Conservative and moderate voters who were vilified for sending George Bush to disputed victory in 2000 felt vindicated, if heartbroken, on the morning after 9/11, when Bush stood in the ruins and promised that the perpetrators would “hear from us soon.” Seeming to crush the Taliban, our armed forces drove home that you don’t mess with Uncle Sam, and Bush’s approval ratings skyrocketed.

Then, with only paleo-conservative Patrick Buchanan shouting “Nay” from the rooftops, came the left turn into Iraq. When early reports of WMD’s proved wrong, the justification became “to topple a tyrant”, a reasoning that rang hollow as many ultimately wondered if leaving Saddam in power might have been a lesser of evils bargain. “Bringing democracy to a troubled region” was also cited, another spurious goal the failure of which is counted in carnage on the streets of Bagdad each day.

Finally, “fighting them there so we don’t have to fight them here,” became the war cry. Only time would tell on this accord, time and treasure it seems now that the American people are not willing to expend.

Conservatives and many centrists stuck with Bush through 2004, soon after which cognitive dissonance began to set in. The Harriet Miers debacle had many thinking the Bush dyslexia jokes might have some basis. The Dubai Ports fiasco had corporate suits handing vital infrastructure to the very Arabs we had been conditioned to fear. Well-meaning entitlements like the prescription drug bill topped out in the trillions, giving lie to the purported Reagan legacy of smaller government. Chances for meaningful immigration reform withered on the vine as Dems held out for votes, vested interests for cheap labor.

On the issue of Iraq, by the time the summer of ‘06 rolled around the mantra “stay the course” revealed that the Bush administration had a tin ear to rival John Kerry’s.
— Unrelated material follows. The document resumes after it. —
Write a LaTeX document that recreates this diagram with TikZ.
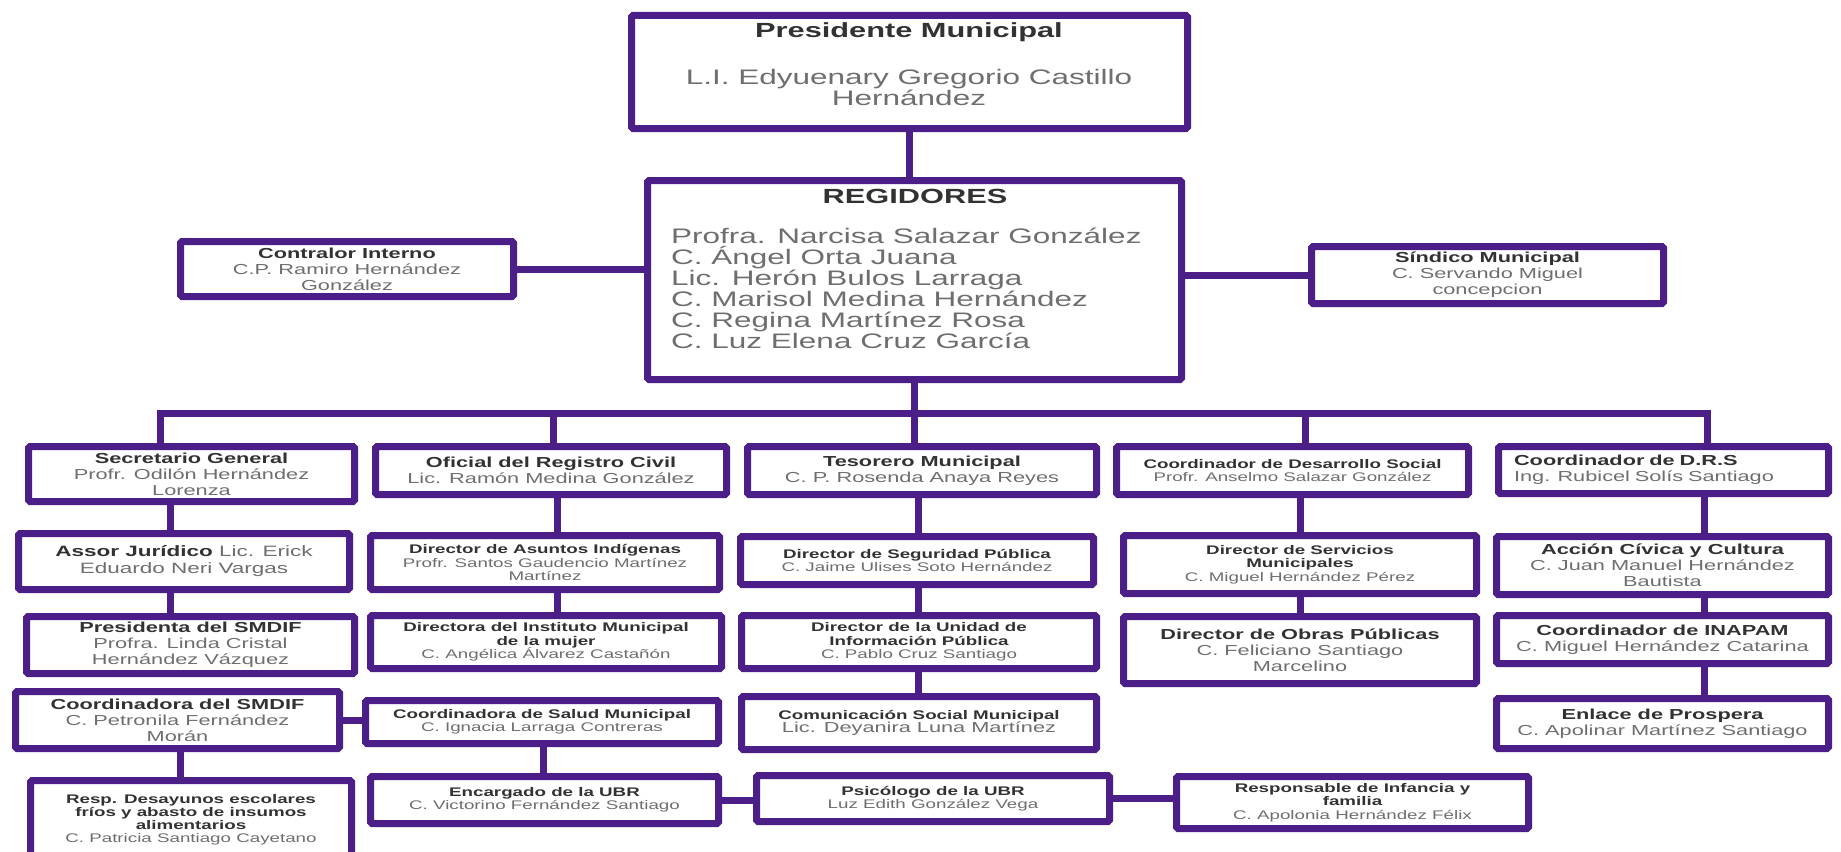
\documentclass[tikz,border=0pt]{standalone}
\usepackage{fontspec}
\setmainfont{Liberation Sans}[FakeStretch=1.5]
\definecolor{org}{RGB}{76,30,136}
\definecolor{ttl}{RGB}{50,50,50}
\definecolor{nm}{RGB}{110,110,110}
\newcommand\ti[1]{{\color{ttl}\bfseries #1}}
\newcommand\bx[7][]{\node[box,#1,minimum width={(#5-#3-7)*1pt},minimum height={(#6-#4-7)*1pt}] (#2) at ({(#3+#5)/2},{(#4+#6)/2}) {#7};}
\tikzset{
  box/.style={draw=org,line width=7pt,rounded corners=1.5pt,fill=white,inner sep=0pt,align=center,text=nm},
  conn/.style={draw=org,line width=7pt,line join=miter},
  sm/.style={font=\fontsize{12.5}{13.5}\selectfont},
  md/.style={font=\fontsize{14.5}{16}\selectfont},
  lg/.style={font=\fontsize{21}{21}\selectfont},
}
\begin{document}
\begin{tikzpicture}[x=1pt,y=-1pt]
\useasboundingbox (0,0) rectangle (1841,851);
\fill[white] (0,0) rectangle (1841,851);
% top
\bx{pres}{628}{12}{1191}{132}{}
\node[text=ttl,font=\fontsize{20.5}{21}\selectfont\bfseries] (prestitle) at (909,32) {Presidente Municipal};
\node[lg,text=nm,align=center] (presname) at (909,87) {L.I. Edyuenary Gregorio Castillo\\Hernández};
\bx{reg}{644}{177}{1185}{383}{}
\node[text=ttl,font=\fontsize{20.5}{21}\selectfont\bfseries] (regtitle) at (915,196) {REGIDORES};
\node[lg,text=nm,align=left,anchor=north west,inner sep=0pt] (reglist) at (671,228) {Profra. Narcisa Salazar González\\C. Ángel Orta Juana\\Lic. Herón Bulos Larraga\\C. Marisol Medina Hernández\\C. Regina Martínez Rosa\\C. Luz Elena Cruz García};
\bx[md]{contralor}{177}{238}{517}{300}{\ti{Contralor Interno}\\C.P. Ramiro Hernández\\González}
\bx[md]{sindico}{1308}{243}{1667}{307}{\ti{Síndico Municipal}\\C. Servando Miguel\\concepcion}
% level 1
\bx[md]{sec}{25}{443}{358}{505}{\ti{Secretario General}\\Profr. Odilón Hernández\\Lorenza}
\bx[md]{ofi}{372}{443}{730}{498}{\ti{Oficial del Registro Civil}\\Lic. Ramón Medina González}
\bx[md]{tes}{744}{443}{1100}{498}{\ti{Tesorero Municipal}\\C. P. Rosenda Anaya Reyes}
\bx[sm]{cds}{1113}{443}{1472}{498}{\ti{Coordinador de Desarrollo Social}\\Profr. Anselmo Salazar González}
\bx[md,align=left,text width=299pt]{drs}{1495}{443}{1832}{497}{\ti{Coordinador de D.R.S}\\Ing. Rubicel Solís Santiago}
% level 2
\bx[md,font=\fontsize{15}{17}\selectfont]{asesor}{15}{530}{353}{593}{\ti{Assor Jurídico} Lic. Erick\\Eduardo Neri Vargas}
\bx[sm]{asun}{367}{532}{723}{593}{\ti{Director de Asuntos Indígenas}\\Profr. Santos Gaudencio Martínez\\Martínez}
\bx[sm]{seg}{737}{533}{1097}{588}{\ti{Director de Seguridad Pública}\\C. Jaime Ulises Soto Hernández}
\bx[sm]{serv}{1120}{532}{1480}{597}{\ti{Director de Servicios}\\\ti{Municipales}\\C. Miguel Hernández Pérez}
\bx[md]{acc}{1493}{533}{1832}{598}{\ti{Acción Cívica y Cultura}\\C. Juan Manuel Hernández\\Bautista}
% level 3
\bx[md]{presdif}{23}{613}{358}{677}{\ti{Presidenta del SMDIF}\\Profra. Linda Cristal\\Hernández Vázquez}
\bx[sm]{mujer}{367}{612}{725}{672}{\ti{Directora del Instituto Municipal}\\\ti{de la mujer}\\C. Angélica Álvarez Castañón}
\bx[sm]{uip}{738}{612}{1100}{672}{\ti{Director de la Unidad de}\\\ti{Información Pública}\\C. Pablo Cruz Santiago}
\bx[md]{obras}{1120}{613}{1480}{687}{\ti{Director de Obras Públicas}\\C. Feliciano Santiago\\Marcelino}
\bx[md]{inapam}{1493}{612}{1832}{667}{\ti{Coordinador de INAPAM}\\C. Miguel Hernández Catarina}
% level 4
\bx[md]{coordif}{12}{688}{343}{752}{\ti{Coordinadora del SMDIF}\\C. Petronila Fernández\\Morán}
\bx[sm]{salud}{362}{697}{722}{747}{\ti{Coordinadora de Salud Municipal}\\C. Ignacia Larraga Contreras}
\bx[sm]{com}{738}{693}{1100}{753}{\ti{Comunicación Social Municipal}\\{\fontsize{14.5}{16}\selectfont Lic. Deyanira Luna Martínez}}
\bx[md]{prosp}{1493}{695}{1832}{752}{\ti{Enlace de Prospera}\\C. Apolinar Martínez Santiago}
% level 5
\bx[sm,font=\fontsize{12.5}{13}\selectfont]{desay}{27}{777}{355}{862}{\ti{Resp. Desayunos escolares}\\\ti{fríos y abasto de insumos}\\\ti{alimentarios}\\C. Patricia Santiago Cayetano}
\bx[sm]{ubr}{367}{773}{722}{827}{\ti{Encargado de la UBR}\\C. Victorino Fernández Santiago}
\bx[sm]{psic}{753}{772}{1113}{825}{\ti{Psicólogo de la UBR}\\Luz Edith González Vega}
\bx[sm]{infan}{1173}{773}{1532}{832}{\ti{Responsable de Infancia y}\\\ti{familia}\\C. Apolonia Hernández Félix}
% connectors
\coordinate (busL) at (160,413);
\coordinate (busR) at (1707,413);
\coordinate (b2) at (553,413);
\coordinate (b4) at (1305,413);
\coordinate (c1) at (170,0);
\coordinate (c1b) at (180,0);
\coordinate (c2) at (557,0);
\coordinate (c2b) at (543,0);
\coordinate (c3) at (918,0);
\coordinate (c4) at (1300,0);
\coordinate (c5) at (1704,0);
\draw[conn] (pres.south) -- (pres.south |- reg.north);
\draw[conn] (contralor.east) -- (contralor.east -| reg.west);
\draw[conn] (reg.east |- sindico.west) -- (sindico.west);
\draw[conn] (reg.south) -- (reg.south |- tes.north);
\draw[conn] (busL |- sec.north) -- (busL) -- (busR) -- (busR |- drs.north);
\draw[conn] (b2) -- (b2 |- ofi.north);
\draw[conn] (b4) -- (b4 |- cds.north);
\draw[conn] (c1 |- sec.south) -- (c1 |- asesor.north);
\draw[conn] (c1 |- asesor.south) -- (c1 |- presdif.north);
\draw[conn] (c1b |- coordif.south) -- (c1b |- desay.north);
\draw[conn] (coordif.east) -- (coordif.east -| salud.west);
\draw[conn] (c2 |- ofi.south) -- (c2 |- asun.north);
\draw[conn] (c2 |- asun.south) -- (c2 |- mujer.north);
\draw[conn] (c2b |- salud.south) -- (c2b |- ubr.north);
\draw[conn] (ubr.east) -- (ubr.east -| psic.west);
\draw[conn] (psic.east) -- (psic.east -| infan.west);
\draw[conn] (c3 |- tes.south) -- (c3 |- seg.north);
\draw[conn] (c3 |- seg.south) -- (c3 |- uip.north);
\draw[conn] (c3 |- uip.south) -- (c3 |- com.north);
\draw[conn] (c4 |- cds.south) -- (c4 |- serv.north);
\draw[conn] (c4 |- serv.south) -- (c4 |- obras.north);
\draw[conn] (c5 |- drs.south) -- (c5 |- acc.north);
\draw[conn] (c5 |- acc.south) -- (c5 |- inapam.north);
\draw[conn] (c5 |- inapam.south) -- (c5 |- prosp.north);
\end{tikzpicture}
\end{document}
For a party saddled with corruption and a war which threatened to rewrite the definition of quagmire, any suggestion of “business as usual” registered as dangerously disingenuous.
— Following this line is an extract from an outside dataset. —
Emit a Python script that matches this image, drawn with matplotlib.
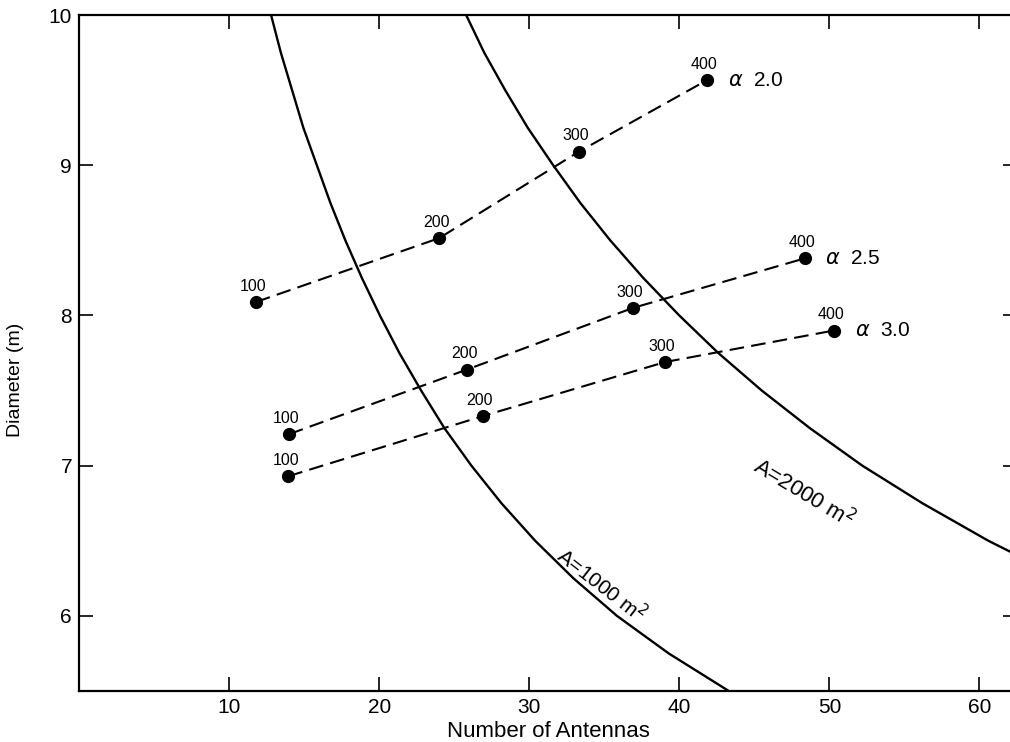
import matplotlib

matplotlib.use("Agg")
import matplotlib.pyplot as plt

plt.rcParams["font.family"] = ["Liberation Sans", "DejaVu Sans"]
plt.rcParams["mathtext.fontset"] = "dejavusans"

# constant-area curves (N, D)
area_1000_n = [12.8, 13.45, 14.2, 14.95, 15.85, 16.75, 17.75, 18.85, 20.05, 21.35,
               22.8, 24.35, 26.15, 28.15, 30.4, 32.95, 35.85, 39.3, 43.3]
area_1000_d = [10.0, 9.75, 9.5, 9.25, 9.0, 8.75, 8.5, 8.25, 8.0, 7.75,
               7.5, 7.25, 7.0, 6.75, 6.5, 6.25, 6.0, 5.75, 5.5]
area_2000_n = [25.8, 27.0, 28.4, 29.9, 31.6, 33.4, 35.4, 37.6, 40.0, 42.6,
               45.5, 48.7, 52.2, 56.2, 60.6, 62.6]
area_2000_d = [10.0, 9.75, 9.5, 9.25, 9.0, 8.75, 8.5, 8.25, 8.0, 7.75,
               7.5, 7.25, 7.0, 6.75, 6.5, 6.4]

# design points for each alpha
point_labels = ["100", "200", "300", "400"]
alpha_names = ["2.0", "2.5", "3.0"]
alpha_20_n = [11.8, 24.0, 33.3, 41.85]
alpha_20_d = [8.09, 8.515, 9.09, 9.567]
alpha_25_n = [14.0, 25.85, 36.9, 48.35]
alpha_25_d = [7.21, 7.64, 8.05, 8.38]
alpha_30_n = [13.95, 26.9, 39.05, 50.3]
alpha_30_d = [6.93, 7.33, 7.69, 7.90]

fig = plt.figure(figsize=(10.1, 7.42), dpi=100)
ax = fig.add_axes([0.0782, 0.0687, 0.9287, 0.911])

ax.plot(area_1000_n, area_1000_d, color="black", lw=1.7, solid_joinstyle="round")
ax.plot(area_2000_n, area_2000_d, color="black", lw=1.7, solid_joinstyle="round")

series = [
    (alpha_20_n, alpha_20_d),
    (alpha_25_n, alpha_25_d),
    (alpha_30_n, alpha_30_d),
]
for (xs, ys), name in zip(series, alpha_names):
    ax.plot(xs, ys, color="black", lw=1.5, dashes=(7, 3.5))
    ax.plot(xs, ys, "o", color="black", ms=8.5)
    for x, y, lab in zip(xs, ys, point_labels):
        ax.annotate(lab, (x, y), xytext=(-2, 6), textcoords="offset points",
                    ha="center", va="bottom", fontsize=11.5)
    ax.annotate(r"$\alpha$  " + name, (xs[-1], ys[-1]), xytext=(15, 0),
                textcoords="offset points", ha="left", va="center", fontsize=15)

ax.text(34.8, 6.21, "A=1000 m$^{2}$", rotation=-38, ha="center", va="center",
        fontsize=15, rotation_mode="anchor")
ax.text(48.3, 6.82, "A=2000 m$^{2}$", rotation=-31, ha="center", va="center",
        fontsize=16, rotation_mode="anchor")

ax.set_xlim(0, 62.5)
ax.set_ylim(5.5, 10)
ax.set_xticks([10, 20, 30, 40, 50, 60])
ax.set_yticks([6, 7, 8, 9, 10])
ax.tick_params(direction="in", length=10, width=1.2, top=True, right=True,
               labelsize=15, pad=5)
for spine in ax.spines.values():
    spine.set_linewidth(1.6)

ax.set_xlabel("Number of Antennas", fontsize=16)
ax.xaxis.set_label_coords(0.5, -0.044)
ax.set_ylabel("Diameter (m)", fontsize=14)
ax.yaxis.set_label_coords(-0.059, 0.46)

fig.savefig("out.png", dpi=100)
Now, a decade and two bloody years after Newt Gringrich swept to power with his Contract For America, old Buchanan looks something like a prophet. Oregon, with its staunch leftiness and disdain for GW, does not stand marginalized with other progressive enclaves. Bush has said, rightfully so, that you can’t run a country based on polls. He has pointed out that “historians are still studying the presidency of George Washington,” and leaves it to history to sort out the tumultuous years of his term. For a new majority on both left and right coasts, and even in the heartland, such distant perspective is obviously perceived as a luxury we may not be able to afford.

Thomas Frank, in the post-2004 afterword to his best-selling deconstruction of red-state mind-think, What’s The Matter With Kansas? wrote about how, “dazed Democrats wandered upstairs for another long winter’s nap.” Though the mid-term election of 2006 may not yet herald dawn, Democrats can be forgiven for any visions of the future which may be dancing in their heads.